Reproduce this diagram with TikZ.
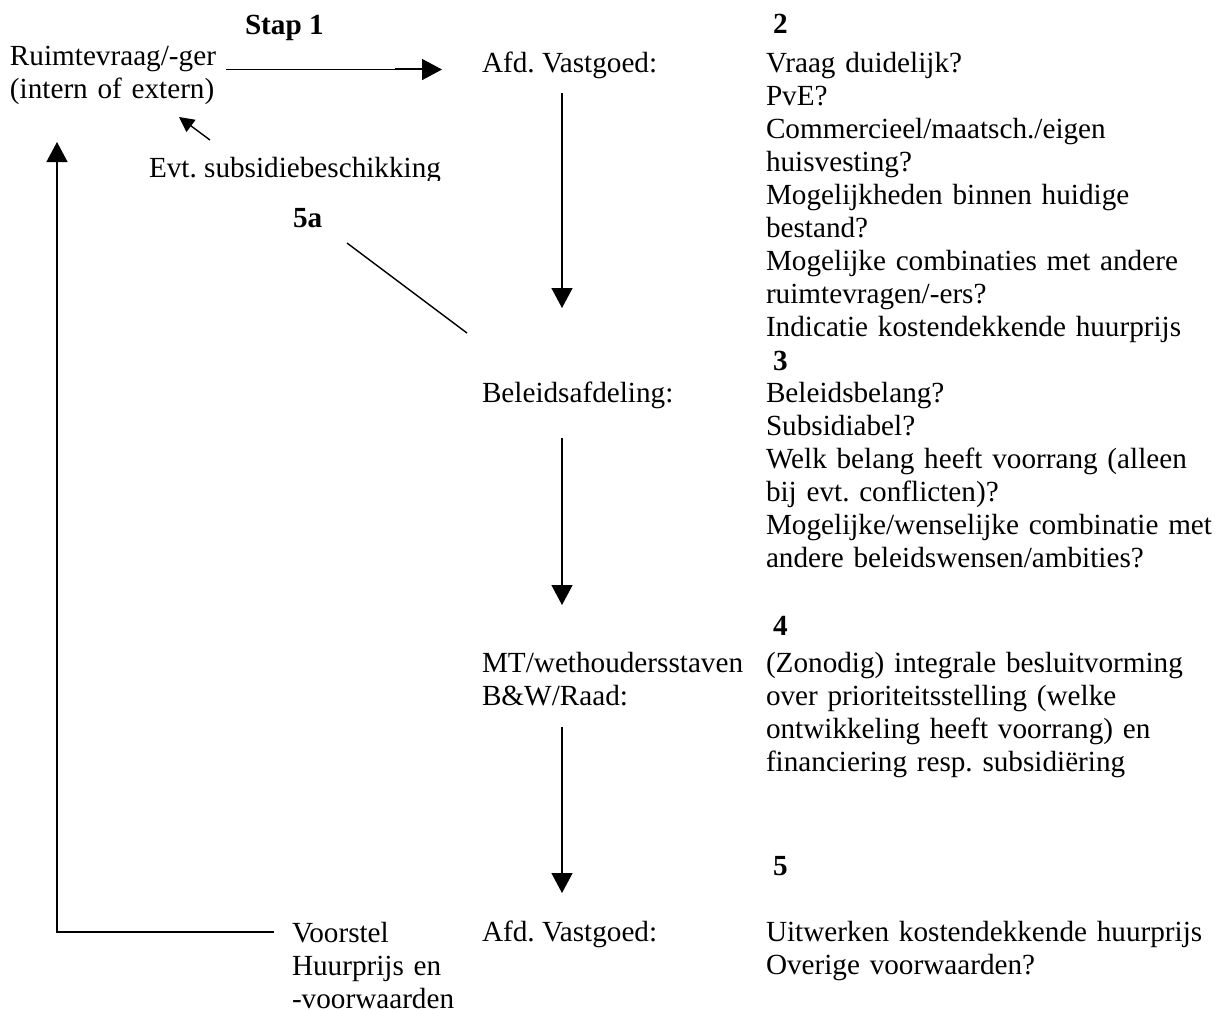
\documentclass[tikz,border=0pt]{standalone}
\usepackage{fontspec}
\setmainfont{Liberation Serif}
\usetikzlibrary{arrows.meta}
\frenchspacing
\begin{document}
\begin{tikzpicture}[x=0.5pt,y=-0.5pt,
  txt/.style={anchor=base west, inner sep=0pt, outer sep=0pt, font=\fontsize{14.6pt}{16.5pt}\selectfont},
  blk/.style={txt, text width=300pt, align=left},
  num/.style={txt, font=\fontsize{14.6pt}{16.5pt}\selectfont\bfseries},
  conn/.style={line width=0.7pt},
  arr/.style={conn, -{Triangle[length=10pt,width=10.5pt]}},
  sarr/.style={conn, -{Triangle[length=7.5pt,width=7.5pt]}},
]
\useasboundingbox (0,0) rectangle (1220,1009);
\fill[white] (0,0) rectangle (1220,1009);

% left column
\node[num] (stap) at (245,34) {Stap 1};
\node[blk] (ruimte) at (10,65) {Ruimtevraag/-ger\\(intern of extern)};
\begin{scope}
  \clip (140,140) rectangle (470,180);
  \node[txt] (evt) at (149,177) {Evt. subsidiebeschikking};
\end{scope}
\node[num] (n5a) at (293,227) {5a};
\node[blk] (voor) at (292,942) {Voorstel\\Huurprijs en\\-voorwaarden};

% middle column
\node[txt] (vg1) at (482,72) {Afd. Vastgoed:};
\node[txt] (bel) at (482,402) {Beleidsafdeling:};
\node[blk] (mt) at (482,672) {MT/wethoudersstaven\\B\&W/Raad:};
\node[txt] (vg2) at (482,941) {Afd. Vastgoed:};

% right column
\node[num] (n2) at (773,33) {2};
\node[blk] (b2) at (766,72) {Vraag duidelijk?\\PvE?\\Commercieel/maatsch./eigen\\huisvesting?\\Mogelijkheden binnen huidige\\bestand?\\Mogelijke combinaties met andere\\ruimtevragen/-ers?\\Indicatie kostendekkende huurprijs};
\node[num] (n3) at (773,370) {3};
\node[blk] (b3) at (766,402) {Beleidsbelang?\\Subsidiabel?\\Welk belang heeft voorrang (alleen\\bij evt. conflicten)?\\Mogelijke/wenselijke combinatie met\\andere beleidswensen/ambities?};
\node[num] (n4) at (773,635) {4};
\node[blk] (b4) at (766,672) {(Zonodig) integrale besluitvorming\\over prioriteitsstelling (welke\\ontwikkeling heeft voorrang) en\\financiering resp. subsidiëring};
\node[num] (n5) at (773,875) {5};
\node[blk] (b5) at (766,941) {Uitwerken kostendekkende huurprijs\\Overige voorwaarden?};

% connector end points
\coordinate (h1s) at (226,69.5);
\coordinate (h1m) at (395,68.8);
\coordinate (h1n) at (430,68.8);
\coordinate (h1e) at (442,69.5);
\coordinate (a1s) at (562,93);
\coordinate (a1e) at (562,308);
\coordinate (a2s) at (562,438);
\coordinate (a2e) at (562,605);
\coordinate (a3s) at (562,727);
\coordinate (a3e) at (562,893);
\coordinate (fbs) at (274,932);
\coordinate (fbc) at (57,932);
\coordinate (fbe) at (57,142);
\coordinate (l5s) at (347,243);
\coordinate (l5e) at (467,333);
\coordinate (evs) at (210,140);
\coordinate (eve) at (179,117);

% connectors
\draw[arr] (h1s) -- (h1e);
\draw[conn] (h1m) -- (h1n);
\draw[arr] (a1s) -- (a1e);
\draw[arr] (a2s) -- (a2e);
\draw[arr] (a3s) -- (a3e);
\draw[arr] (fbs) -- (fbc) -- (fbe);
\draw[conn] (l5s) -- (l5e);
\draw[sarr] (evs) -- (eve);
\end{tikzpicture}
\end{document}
──────────────────────────────
EXERCISE AIM: Repeat the material above word for word and skip every image in it.

FULL ANSWER:
Reproduce this diagram with TikZ.
\documentclass[tikz,border=0pt]{standalone}
\usepackage{fontspec}
\setmainfont{Liberation Serif}
\usetikzlibrary{arrows.meta}
\frenchspacing
\begin{document}
\begin{tikzpicture}[x=0.5pt,y=-0.5pt,
  txt/.style={anchor=base west, inner sep=0pt, outer sep=0pt, font=\fontsize{14.6pt}{16.5pt}\selectfont},
  blk/.style={txt, text width=300pt, align=left},
  num/.style={txt, font=\fontsize{14.6pt}{16.5pt}\selectfont\bfseries},
  conn/.style={line width=0.7pt},
  arr/.style={conn, -{Triangle[length=10pt,width=10.5pt]}},
  sarr/.style={conn, -{Triangle[length=7.5pt,width=7.5pt]}},
]
\useasboundingbox (0,0) rectangle (1220,1009);
\fill[white] (0,0) rectangle (1220,1009);

% left column
\node[num] (stap) at (245,34) {Stap 1};
\node[blk] (ruimte) at (10,65) {Ruimtevraag/-ger\\(intern of extern)};
\begin{scope}
  \clip (140,140) rectangle (470,180);
  \node[txt] (evt) at (149,177) {Evt. subsidiebeschikking};
\end{scope}
\node[num] (n5a) at (293,227) {5a};
\node[blk] (voor) at (292,942) {Voorstel\\Huurprijs en\\-voorwaarden};

% middle column
\node[txt] (vg1) at (482,72) {Afd. Vastgoed:};
\node[txt] (bel) at (482,402) {Beleidsafdeling:};
\node[blk] (mt) at (482,672) {MT/wethoudersstaven\\B\&W/Raad:};
\node[txt] (vg2) at (482,941) {Afd. Vastgoed:};

% right column
\node[num] (n2) at (773,33) {2};
\node[blk] (b2) at (766,72) {Vraag duidelijk?\\PvE?\\Commercieel/maatsch./eigen\\huisvesting?\\Mogelijkheden binnen huidige\\bestand?\\Mogelijke combinaties met andere\\ruimtevragen/-ers?\\Indicatie kostendekkende huurprijs};
\node[num] (n3) at (773,370) {3};
\node[blk] (b3) at (766,402) {Beleidsbelang?\\Subsidiabel?\\Welk belang heeft voorrang (alleen\\bij evt. conflicten)?\\Mogelijke/wenselijke combinatie met\\andere beleidswensen/ambities?};
\node[num] (n4) at (773,635) {4};
\node[blk] (b4) at (766,672) {(Zonodig) integrale besluitvorming\\over prioriteitsstelling (welke\\ontwikkeling heeft voorrang) en\\financiering resp. subsidiëring};
\node[num] (n5) at (773,875) {5};
\node[blk] (b5) at (766,941) {Uitwerken kostendekkende huurprijs\\Overige voorwaarden?};

% connector end points
\coordinate (h1s) at (226,69.5);
\coordinate (h1m) at (395,68.8);
\coordinate (h1n) at (430,68.8);
\coordinate (h1e) at (442,69.5);
\coordinate (a1s) at (562,93);
\coordinate (a1e) at (562,308);
\coordinate (a2s) at (562,438);
\coordinate (a2e) at (562,605);
\coordinate (a3s) at (562,727);
\coordinate (a3e) at (562,893);
\coordinate (fbs) at (274,932);
\coordinate (fbc) at (57,932);
\coordinate (fbe) at (57,142);
\coordinate (l5s) at (347,243);
\coordinate (l5e) at (467,333);
\coordinate (evs) at (210,140);
\coordinate (eve) at (179,117);

% connectors
\draw[arr] (h1s) -- (h1e);
\draw[conn] (h1m) -- (h1n);
\draw[arr] (a1s) -- (a1e);
\draw[arr] (a2s) -- (a2e);
\draw[arr] (a3s) -- (a3e);
\draw[arr] (fbs) -- (fbc) -- (fbe);
\draw[conn] (l5s) -- (l5e);
\draw[sarr] (evs) -- (eve);
\end{tikzpicture}
\end{document}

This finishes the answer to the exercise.